Che rompano gli schemi e gli stereotipi di comportamenti maschili. Figure capaci che spezzino questa catena monotona di condotte meschine ed inefficaci che da anni inchiodano Catania alla mediocrità ed alla rassegnazione.

Per responsabilità di proposte e scelte di adesione correlate, nostre, sbagliate.

Figure competenti che facciano da volano alla crescita e non considerino, per esempio, al contrario la nuova proprietà del Catania come volano della propria crescita.

Questo sorridere costantemente al fianco dei massimi dirigenti del calcio non solo dovrebbe essere imbarazzante ma é una offesa alla intelligenza altrui.

Per cambiare ci vuole coraggio, la pigrizia mentale di accontentarsi del presente è un moto diffuso dalle nostre parti. Per tanti motivi, il primo quello del "bisogno" economico di tanti, troppi. E sulle necessità di tantissimi catanesi fa leva vigliaccamente il potere che governa adesso. Promesse, promesse, promesse...

La nostra storia è fatta di promesse. Non mantenute.

La lavagna della città impone di scrivere nomi nuovi che accompagnino sfide nuove. Di crescita economica non più rinviabile. Pena un ulteriore inasprimento, non più sopportabile, delle già difficili condizioni sociali di Catania. La nostra città ha già conosciuto, nel calcio, il livello medio della imprenditoria locale, non mi riferisco affatto alla sola Sigi, e l'inerzia dei propri rappresentanti politici al tempo delle aste deserte.
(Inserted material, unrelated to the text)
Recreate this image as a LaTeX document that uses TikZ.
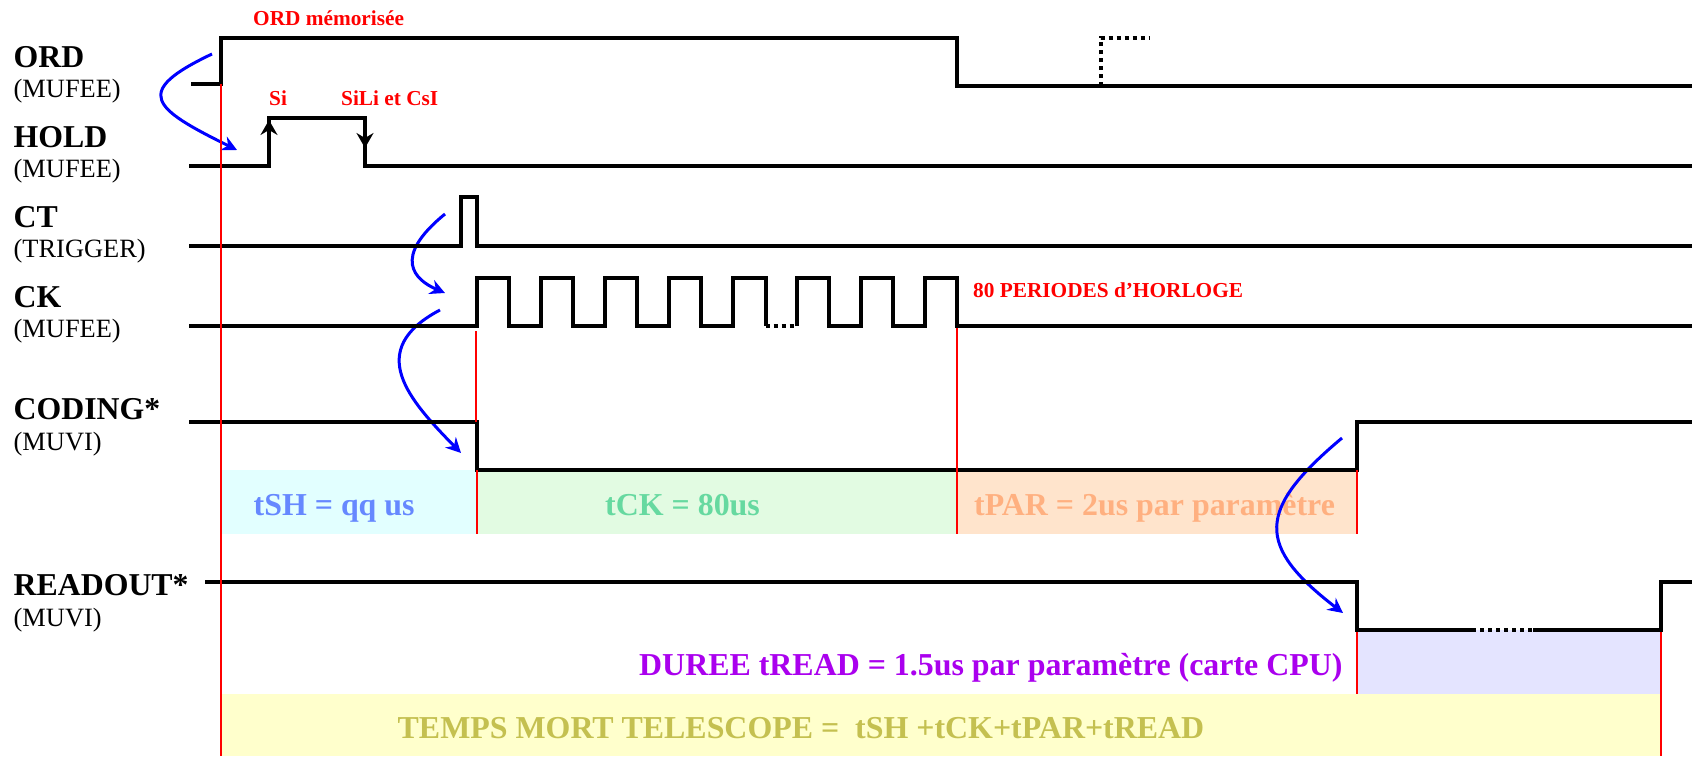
\documentclass[tikz,border=0pt]{standalone}
\usepackage{fontspec}
\setmainfont{Liberation Serif}
\usepackage{tikz}
\usetikzlibrary{arrows.meta}

\definecolor{shfill}{HTML}{E2FFFF}
\definecolor{ckfill}{HTML}{E2FBE2}
\definecolor{parfill}{HTML}{FFE4CC}
\definecolor{readfill}{HTML}{E4E4FF}
\definecolor{mortfill}{HTML}{FFFFCC}
\definecolor{shtext}{HTML}{6688FF}
\definecolor{cktext}{HTML}{66D9A0}
\definecolor{partext}{HTML}{FFB080}
\definecolor{readtext}{HTML}{AA00EE}
\definecolor{morttext}{HTML}{C4C050}

\tikzset{
    signal/.style={line width=4pt, black},
    dotsignal/.style={line width=4pt, black, dash pattern=on 4pt off 4pt},
    mark main/.style={line width=2pt, red},
    mark thin/.style={line width=1.3pt, red},
    causal/.style={line width=3pt, blue, -{Stealth[length=15pt, width=15pt, inset=5pt]}},
    edge tip/.style={line width=2pt, black, -{Stealth[length=15pt, width=17pt, inset=5pt]}},
    name big/.style={anchor=base west, inner sep=0, font=\fontsize{31.8}{33}\selectfont\bfseries},
    name small/.style={anchor=base west, inner sep=0, font=\fontsize{26.4}{28}\selectfont},
    note/.style={anchor=base west, inner sep=0, text=red, font=\fontsize{21.3}{22}\selectfont\bfseries},
    time/.style={anchor=base west, inner sep=0, font=\fontsize{31.9}{33}\selectfont\bfseries}
}

\begin{document}
\begin{tikzpicture}[x=1pt, y=-1pt]
    \useasboundingbox (0,0) rectangle (1698,756);
    % Zones
    \fill[shfill] (221,470) rectangle (477,534);
    \fill[ckfill] (477,470) rectangle (957,534);
    \fill[parfill] (957,470) rectangle (1357,534);
    \fill[readfill] (1357,630) rectangle (1661,694);
    \fill[mortfill] (221,694) rectangle (1661,756);
    % Signal names
    \node[name big] (ord) at (13.5,67) {ORD};
    \node[name small] (ordsrc) at (13.5,97) {(MUFEE)};
    \node[name big] (hold) at (13.5,147) {HOLD};
    \node[name small] (holdsrc) at (13.5,177) {(MUFEE)};
    \node[name big] (ct) at (13.5,227) {CT};
    \node[name small] (ctsrc) at (13.5,257) {(TRIGGER)};
    \node[name big] (ck) at (13.5,307) {CK};
    \node[name small] (cksrc) at (13.5,337) {(MUFEE)};
    \node[name big] (coding) at (13.5,419) {CODING*};
    \node[name small] (codingsrc) at (13.5,450) {(MUVI)};
    \node[name big] (readout) at (13.5,595) {READOUT*};
    \node[name small] (readoutsrc) at (13.5,626) {(MUVI)};
    % Red notes
    \node[note] (memo) at (253,25) {ORD mémorisée};
    \node[note] (si) at (269,105) {Si};
    \node[note] (sili) at (341,105) {SiLi et CsI};
    \node[note] (periodes) at (973,297) {80 PERIODES d’HORLOGE};
    % Durations
    \node[time, text=shtext] (tsh) at (253.5,515.5) {tSH = qq us};
    \node[time, text=cktext] (tck) at (605,515.5) {tCK = 80us};
    \node[time, text=partext] (tpar) at (974,515.5) {tPAR = 2us par paramètre};
    \node[time, text=readtext] (tread) at (639,675) {DUREE tREAD = 1.5us par paramètre (carte CPU)};
    \node[time, text=morttext] (tmort) at (397.5,738) {TEMPS MORT TELESCOPE =\ \ tSH +tCK+tPAR+tREAD};
    % Blue arrows
    \draw[causal] (212,54) .. controls (132,92) and (152,108) .. (237,150);
    \draw[causal] (445,214) .. controls (391,258) and (415,280) .. (445,293);
    \draw[causal] (440,310) .. controls (364,350) and (409,400) .. (461,453);
    \draw[causal] (1342,438) .. controls (1256,510) and (1256,546) .. (1343,613);
    % Signals
    \draw[signal] (191,84) -- (221,84) -- (221,38) -- (957,38) -- (957,86) -- (1692,86);
    \draw[dotsignal] (1100.5,86) -- (1100.5,38) -- (1149,38);
    \draw[signal] (189,166) -- (269,166) -- (269,118) -- (365,118) -- (365,166) -- (1692,166);
    \draw[edge tip] (269,140) -- (269,120);
    \draw[edge tip] (365,126) -- (365,148);
    \draw[signal] (189,246) -- (461,246) -- (461,197) -- (477,197) -- (477,246) -- (1692,246);
    \draw[signal] (189,326) -- (477,326) -- (477,278) -- (509,278) -- (509,326) -- (540.5,326) -- (540.5,278) -- (573,278) -- (573,326)
        -- (604.5,326) -- (604.5,278) -- (637,278) -- (637,326) -- (668.5,326) -- (668.5,278) -- (701,278) -- (701,326) -- (733,326)
        -- (733,278) -- (765.5,278) -- (765.5,326);
    \draw[dotsignal] (765.5,326) -- (796.5,326);
    \draw[signal] (796.5,326) -- (796.5,278) -- (828.5,278) -- (828.5,326) -- (860.5,326) -- (860.5,278) -- (893,278) -- (893,326)
        -- (925,326) -- (925,278) -- (957,278) -- (957,326) -- (1692,326);
    \draw[signal] (189,422) -- (477,422) -- (477,469.5) -- (1357,469.5) -- (1357,422) -- (1692,422);
    \draw[signal] (205,582) -- (1357,582) -- (1357,630) -- (1472,630);
    \draw[dotsignal] (1472,630) -- (1533,630);
    \draw[signal] (1533,630) -- (1661,630) -- (1661,582) -- (1692,582);
    % Red markers
    \draw[mark main] (221,84) -- (221,756);
    \draw[mark thin] (476,331) -- (476,422);
    \draw[mark thin] (477,470) -- (477,534);
    \draw[mark thin] (957,328) -- (957,534);
    \draw[mark thin] (1357,470) -- (1357,534);
    \draw[mark main] (1357,632) -- (1357,694);
    \draw[mark thin] (1661,632) -- (1661,756);
\end{tikzpicture}
\end{document}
Nessuno ha mai richiamato a quel tempo la attenzione su Catania e sul Catania.

Quella è la vera fotografia di Catania.

Una città di esercizi commerciali e studi professionali che chiudono giorno per giorno. Di lavoratori in nero, sfruttati ed abusati le volte in cui c'è il lavoro.

Spesso no.

Di prepotenza del potere e di diritti costantemente negati che diventano favori da elargire.

Non basta un gol che gonfia la rete avversaria.

Non basta da solo Pelligra se non avrà alle spalle ed accanto una Catania assai diversa da quella di questi ultimi anni.